To do - Transcribe all of the material exactly. Any picture in it should be left out.

Data segment -
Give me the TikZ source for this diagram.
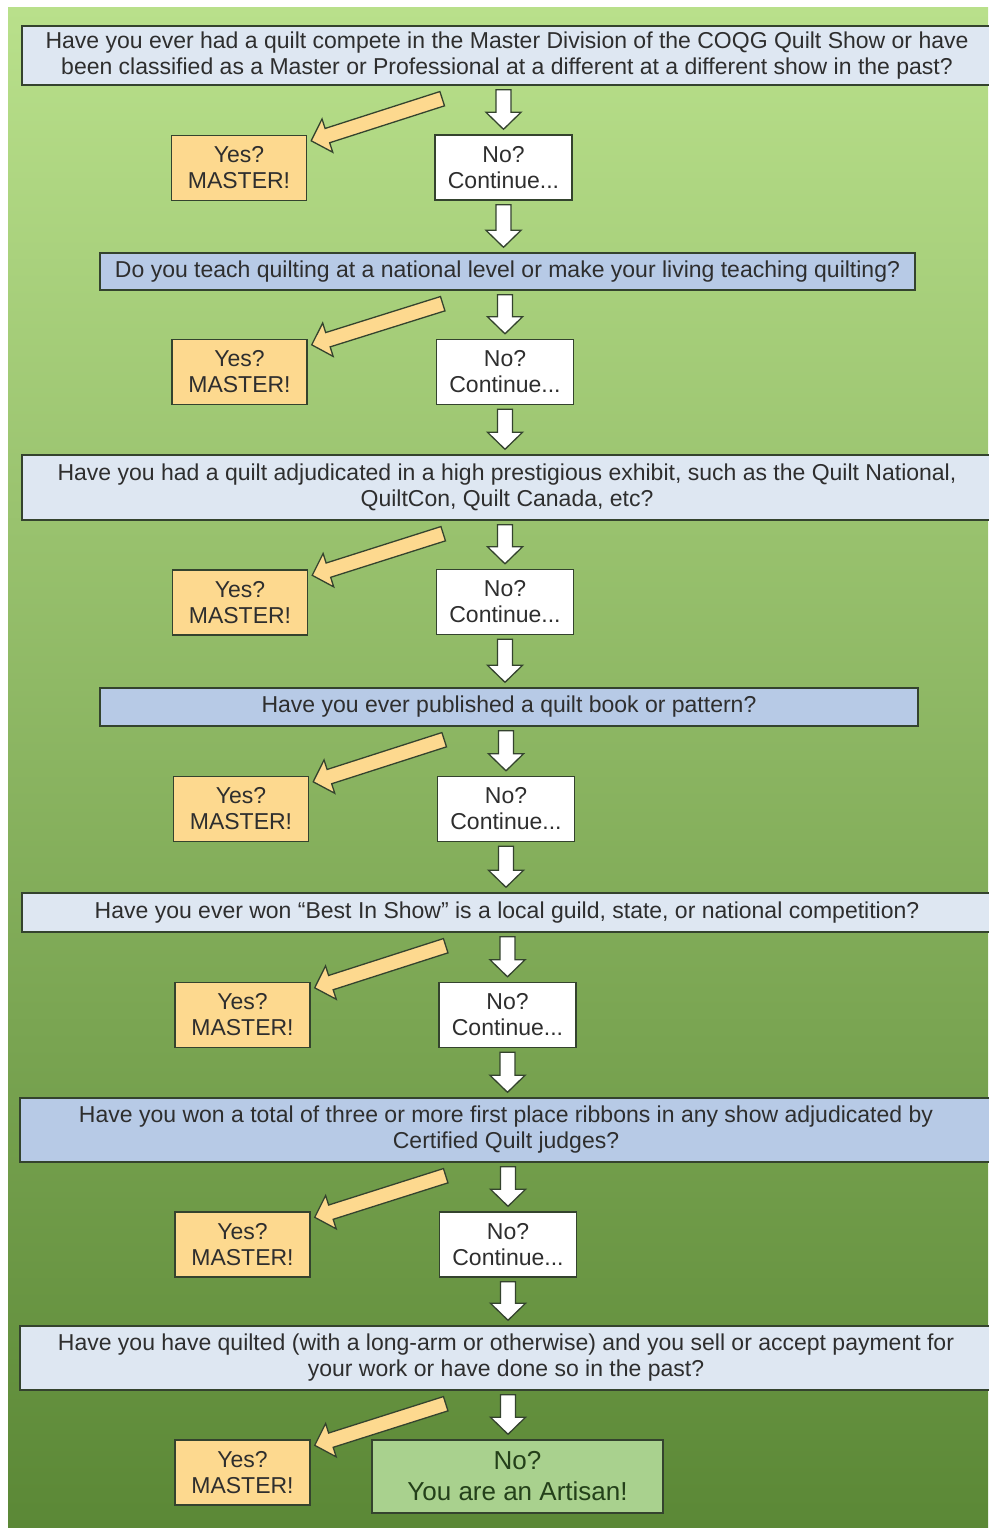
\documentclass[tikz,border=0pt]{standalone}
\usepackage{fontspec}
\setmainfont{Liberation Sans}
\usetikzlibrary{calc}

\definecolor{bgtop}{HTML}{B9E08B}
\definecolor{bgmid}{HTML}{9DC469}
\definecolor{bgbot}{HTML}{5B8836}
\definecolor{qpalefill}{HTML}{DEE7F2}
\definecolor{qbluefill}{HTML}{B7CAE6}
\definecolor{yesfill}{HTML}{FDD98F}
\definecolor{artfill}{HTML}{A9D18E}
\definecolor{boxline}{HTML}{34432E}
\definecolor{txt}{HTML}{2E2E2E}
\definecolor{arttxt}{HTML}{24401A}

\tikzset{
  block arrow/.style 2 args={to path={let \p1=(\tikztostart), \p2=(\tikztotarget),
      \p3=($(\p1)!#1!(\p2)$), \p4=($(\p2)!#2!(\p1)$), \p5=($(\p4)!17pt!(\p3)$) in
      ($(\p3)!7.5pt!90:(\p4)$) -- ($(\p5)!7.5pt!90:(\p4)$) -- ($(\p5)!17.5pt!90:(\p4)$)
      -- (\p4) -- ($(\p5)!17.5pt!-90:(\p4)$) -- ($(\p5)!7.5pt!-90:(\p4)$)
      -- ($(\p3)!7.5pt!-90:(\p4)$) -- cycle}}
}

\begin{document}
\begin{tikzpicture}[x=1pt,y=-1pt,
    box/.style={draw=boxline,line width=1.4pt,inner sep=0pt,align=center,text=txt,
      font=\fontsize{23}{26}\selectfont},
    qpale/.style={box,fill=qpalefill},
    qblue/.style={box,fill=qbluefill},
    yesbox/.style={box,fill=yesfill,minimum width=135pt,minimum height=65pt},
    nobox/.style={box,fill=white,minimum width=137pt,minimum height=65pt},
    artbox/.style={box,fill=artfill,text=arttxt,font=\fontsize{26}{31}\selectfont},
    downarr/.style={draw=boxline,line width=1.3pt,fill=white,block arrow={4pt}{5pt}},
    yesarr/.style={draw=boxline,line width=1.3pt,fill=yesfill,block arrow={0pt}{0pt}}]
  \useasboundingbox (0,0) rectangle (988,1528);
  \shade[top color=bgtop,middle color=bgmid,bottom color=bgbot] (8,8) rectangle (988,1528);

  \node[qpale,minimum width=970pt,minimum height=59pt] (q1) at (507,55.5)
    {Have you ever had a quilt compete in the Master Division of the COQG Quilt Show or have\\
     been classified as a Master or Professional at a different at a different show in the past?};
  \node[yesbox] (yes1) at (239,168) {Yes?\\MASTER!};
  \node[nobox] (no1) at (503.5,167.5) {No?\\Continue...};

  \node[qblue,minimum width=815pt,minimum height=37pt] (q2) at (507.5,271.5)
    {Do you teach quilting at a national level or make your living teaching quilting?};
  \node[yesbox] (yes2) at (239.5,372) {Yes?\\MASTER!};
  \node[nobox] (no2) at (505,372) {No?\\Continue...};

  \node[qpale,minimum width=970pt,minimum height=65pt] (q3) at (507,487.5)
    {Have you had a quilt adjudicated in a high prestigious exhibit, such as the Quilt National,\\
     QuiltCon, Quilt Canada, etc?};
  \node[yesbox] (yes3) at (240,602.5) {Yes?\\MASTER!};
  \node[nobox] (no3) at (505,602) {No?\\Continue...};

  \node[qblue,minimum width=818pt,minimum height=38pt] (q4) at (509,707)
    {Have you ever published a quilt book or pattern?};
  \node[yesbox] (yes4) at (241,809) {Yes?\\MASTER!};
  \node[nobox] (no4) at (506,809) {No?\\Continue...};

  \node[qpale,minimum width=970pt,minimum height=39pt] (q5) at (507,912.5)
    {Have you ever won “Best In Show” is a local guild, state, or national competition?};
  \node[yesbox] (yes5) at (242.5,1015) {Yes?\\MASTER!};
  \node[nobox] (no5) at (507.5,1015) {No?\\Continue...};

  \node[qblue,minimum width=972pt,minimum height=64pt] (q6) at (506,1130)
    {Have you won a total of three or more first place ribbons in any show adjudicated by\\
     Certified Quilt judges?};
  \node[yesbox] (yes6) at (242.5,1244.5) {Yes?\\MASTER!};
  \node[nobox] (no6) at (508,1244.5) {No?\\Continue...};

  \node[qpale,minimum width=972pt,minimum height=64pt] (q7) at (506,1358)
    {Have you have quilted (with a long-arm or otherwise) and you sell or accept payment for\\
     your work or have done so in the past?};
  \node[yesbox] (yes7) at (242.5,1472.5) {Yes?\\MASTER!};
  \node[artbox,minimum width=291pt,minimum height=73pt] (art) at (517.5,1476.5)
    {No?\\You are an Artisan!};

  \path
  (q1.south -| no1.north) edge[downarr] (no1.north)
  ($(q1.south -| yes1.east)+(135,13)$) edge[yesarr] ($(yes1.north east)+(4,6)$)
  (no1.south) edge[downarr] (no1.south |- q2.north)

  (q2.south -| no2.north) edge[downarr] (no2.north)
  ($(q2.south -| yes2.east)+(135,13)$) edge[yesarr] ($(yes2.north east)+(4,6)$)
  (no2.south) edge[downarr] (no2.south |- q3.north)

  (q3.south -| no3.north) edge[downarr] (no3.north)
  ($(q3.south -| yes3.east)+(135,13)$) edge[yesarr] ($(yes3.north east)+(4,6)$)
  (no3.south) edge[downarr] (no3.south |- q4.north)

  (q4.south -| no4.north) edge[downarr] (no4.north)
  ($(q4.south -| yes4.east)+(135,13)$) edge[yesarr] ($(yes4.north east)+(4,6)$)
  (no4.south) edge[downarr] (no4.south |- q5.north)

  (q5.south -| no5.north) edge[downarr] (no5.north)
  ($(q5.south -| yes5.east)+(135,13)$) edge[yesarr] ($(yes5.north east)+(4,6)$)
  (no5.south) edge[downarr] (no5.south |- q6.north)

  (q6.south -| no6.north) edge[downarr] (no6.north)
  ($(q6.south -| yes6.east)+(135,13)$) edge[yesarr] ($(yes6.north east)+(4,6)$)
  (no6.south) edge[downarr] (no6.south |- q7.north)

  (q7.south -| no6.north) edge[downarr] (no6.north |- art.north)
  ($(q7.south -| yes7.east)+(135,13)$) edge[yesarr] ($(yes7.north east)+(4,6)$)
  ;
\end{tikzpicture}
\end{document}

Complete output -
Give me the TikZ source for this diagram.
\documentclass[tikz,border=0pt]{standalone}
\usepackage{fontspec}
\setmainfont{Liberation Sans}
\usetikzlibrary{calc}

\definecolor{bgtop}{HTML}{B9E08B}
\definecolor{bgmid}{HTML}{9DC469}
\definecolor{bgbot}{HTML}{5B8836}
\definecolor{qpalefill}{HTML}{DEE7F2}
\definecolor{qbluefill}{HTML}{B7CAE6}
\definecolor{yesfill}{HTML}{FDD98F}
\definecolor{artfill}{HTML}{A9D18E}
\definecolor{boxline}{HTML}{34432E}
\definecolor{txt}{HTML}{2E2E2E}
\definecolor{arttxt}{HTML}{24401A}

\tikzset{
  block arrow/.style 2 args={to path={let \p1=(\tikztostart), \p2=(\tikztotarget),
      \p3=($(\p1)!#1!(\p2)$), \p4=($(\p2)!#2!(\p1)$), \p5=($(\p4)!17pt!(\p3)$) in
      ($(\p3)!7.5pt!90:(\p4)$) -- ($(\p5)!7.5pt!90:(\p4)$) -- ($(\p5)!17.5pt!90:(\p4)$)
      -- (\p4) -- ($(\p5)!17.5pt!-90:(\p4)$) -- ($(\p5)!7.5pt!-90:(\p4)$)
      -- ($(\p3)!7.5pt!-90:(\p4)$) -- cycle}}
}

\begin{document}
\begin{tikzpicture}[x=1pt,y=-1pt,
    box/.style={draw=boxline,line width=1.4pt,inner sep=0pt,align=center,text=txt,
      font=\fontsize{23}{26}\selectfont},
    qpale/.style={box,fill=qpalefill},
    qblue/.style={box,fill=qbluefill},
    yesbox/.style={box,fill=yesfill,minimum width=135pt,minimum height=65pt},
    nobox/.style={box,fill=white,minimum width=137pt,minimum height=65pt},
    artbox/.style={box,fill=artfill,text=arttxt,font=\fontsize{26}{31}\selectfont},
    downarr/.style={draw=boxline,line width=1.3pt,fill=white,block arrow={4pt}{5pt}},
    yesarr/.style={draw=boxline,line width=1.3pt,fill=yesfill,block arrow={0pt}{0pt}}]
  \useasboundingbox (0,0) rectangle (988,1528);
  \shade[top color=bgtop,middle color=bgmid,bottom color=bgbot] (8,8) rectangle (988,1528);

  \node[qpale,minimum width=970pt,minimum height=59pt] (q1) at (507,55.5)
    {Have you ever had a quilt compete in the Master Division of the COQG Quilt Show or have\\
     been classified as a Master or Professional at a different at a different show in the past?};
  \node[yesbox] (yes1) at (239,168) {Yes?\\MASTER!};
  \node[nobox] (no1) at (503.5,167.5) {No?\\Continue...};

  \node[qblue,minimum width=815pt,minimum height=37pt] (q2) at (507.5,271.5)
    {Do you teach quilting at a national level or make your living teaching quilting?};
  \node[yesbox] (yes2) at (239.5,372) {Yes?\\MASTER!};
  \node[nobox] (no2) at (505,372) {No?\\Continue...};

  \node[qpale,minimum width=970pt,minimum height=65pt] (q3) at (507,487.5)
    {Have you had a quilt adjudicated in a high prestigious exhibit, such as the Quilt National,\\
     QuiltCon, Quilt Canada, etc?};
  \node[yesbox] (yes3) at (240,602.5) {Yes?\\MASTER!};
  \node[nobox] (no3) at (505,602) {No?\\Continue...};

  \node[qblue,minimum width=818pt,minimum height=38pt] (q4) at (509,707)
    {Have you ever published a quilt book or pattern?};
  \node[yesbox] (yes4) at (241,809) {Yes?\\MASTER!};
  \node[nobox] (no4) at (506,809) {No?\\Continue...};

  \node[qpale,minimum width=970pt,minimum height=39pt] (q5) at (507,912.5)
    {Have you ever won “Best In Show” is a local guild, state, or national competition?};
  \node[yesbox] (yes5) at (242.5,1015) {Yes?\\MASTER!};
  \node[nobox] (no5) at (507.5,1015) {No?\\Continue...};

  \node[qblue,minimum width=972pt,minimum height=64pt] (q6) at (506,1130)
    {Have you won a total of three or more first place ribbons in any show adjudicated by\\
     Certified Quilt judges?};
  \node[yesbox] (yes6) at (242.5,1244.5) {Yes?\\MASTER!};
  \node[nobox] (no6) at (508,1244.5) {No?\\Continue...};

  \node[qpale,minimum width=972pt,minimum height=64pt] (q7) at (506,1358)
    {Have you have quilted (with a long-arm or otherwise) and you sell or accept payment for\\
     your work or have done so in the past?};
  \node[yesbox] (yes7) at (242.5,1472.5) {Yes?\\MASTER!};
  \node[artbox,minimum width=291pt,minimum height=73pt] (art) at (517.5,1476.5)
    {No?\\You are an Artisan!};

  \path
  (q1.south -| no1.north) edge[downarr] (no1.north)
  ($(q1.south -| yes1.east)+(135,13)$) edge[yesarr] ($(yes1.north east)+(4,6)$)
  (no1.south) edge[downarr] (no1.south |- q2.north)

  (q2.south -| no2.north) edge[downarr] (no2.north)
  ($(q2.south -| yes2.east)+(135,13)$) edge[yesarr] ($(yes2.north east)+(4,6)$)
  (no2.south) edge[downarr] (no2.south |- q3.north)

  (q3.south -| no3.north) edge[downarr] (no3.north)
  ($(q3.south -| yes3.east)+(135,13)$) edge[yesarr] ($(yes3.north east)+(4,6)$)
  (no3.south) edge[downarr] (no3.south |- q4.north)

  (q4.south -| no4.north) edge[downarr] (no4.north)
  ($(q4.south -| yes4.east)+(135,13)$) edge[yesarr] ($(yes4.north east)+(4,6)$)
  (no4.south) edge[downarr] (no4.south |- q5.north)

  (q5.south -| no5.north) edge[downarr] (no5.north)
  ($(q5.south -| yes5.east)+(135,13)$) edge[yesarr] ($(yes5.north east)+(4,6)$)
  (no5.south) edge[downarr] (no5.south |- q6.north)

  (q6.south -| no6.north) edge[downarr] (no6.north)
  ($(q6.south -| yes6.east)+(135,13)$) edge[yesarr] ($(yes6.north east)+(4,6)$)
  (no6.south) edge[downarr] (no6.south |- q7.north)

  (q7.south -| no6.north) edge[downarr] (no6.north |- art.north)
  ($(q7.south -| yes7.east)+(135,13)$) edge[yesarr] ($(yes7.north east)+(4,6)$)
  ;
\end{tikzpicture}
\end{document}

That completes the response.